Trump weighed in bigly in the GOP primary to unseat U.S. Sen. Jeanne Shaheen, D-N.H. Trump last week tweeted out that Corky Messner, a corporate lawyer from Colorado who recently moved to New Hampshire, has his “complete and total endorsement” in a primary that also includes Laconia native Don Bolduc, a retired Army general.

Messner, Trump tweeted, “will be a fantastic Senator for New Hampshire! A West Point graduate, he served our Country in the Army with distinction. Strong on Jobs, Crime, Vets, Military and the Second Amendment.”

For his part, Bolduc, who talks openly about his combat experience in Afghanistan and post-traumatic stress disorder, told a Carroll County Republican group Tuesday that he was disappointed.

“I consider this a form of election rigging. Why even have a primary election if Washington, D.C., is going to decide the candidate? What does this mean for your vote, your choice, and your decision on who represents New Hampshire in the general election?” Bolduc asked, according to a text provided by his campaign. “I blame myself for not knowing the rules. If I had known I had to spend the past year campaigning in D.C. rather than in New Hampshire, I would have played the game differently.”

New Hampshire races

Along with state Senate races and a doozy of a Democratic House primary in Hanover and Lyme, there are several contests for other legislative seats in the Upper Valley.

That includes a rematch in the two-seat Sullivan 1 House district, where state Reps. Lee Oxenham, D-Plainfield, and Brian Sullivan, D-Grantham, are again being challenged by Plainfield Republican Virginia Drye.

Drye’s mother, Margaret, who has long been active in civic and GOP circles, is again running for the Sullivan 9 “floterial” seat held by state Rep. Linda Tanner, D-Georges Mills, and representing Grantham, Plainfield, Cornish, Springfield, Newport, Croydon, Sunapee and Unity.

State Rep. Gates Lucas, R-Sunapee, an ardent supporter of Republican Gov. Chris Sununu, has opted not to seek a second term.

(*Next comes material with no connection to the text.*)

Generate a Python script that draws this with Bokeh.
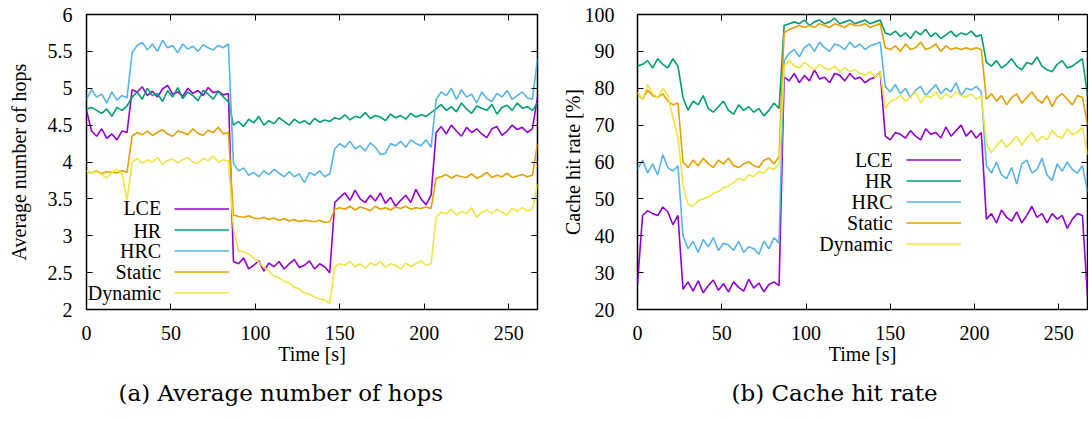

Sunapee Democrat Sue Gottling has filed to win her old Sullivan 2 seat back in a district that also includes Croydon and will face Sunapee Republican Donald Bettencourt in November.

In Claremont, state Rep. Gary Merchant, a Democrat, faces a challenge from Paul LaCasse Sr., while Republican state Rep. Walter Stapleton is being challenged by Democrat Liza Draper.

In the two-seat Sullivan 6 district representing Newport and Unity, Republican state Rep. Skip Rollins is being challenged by Newport Democrats Larry Flint and Peter Franklin. The 89-year-old Franklin is a former House lawmaker.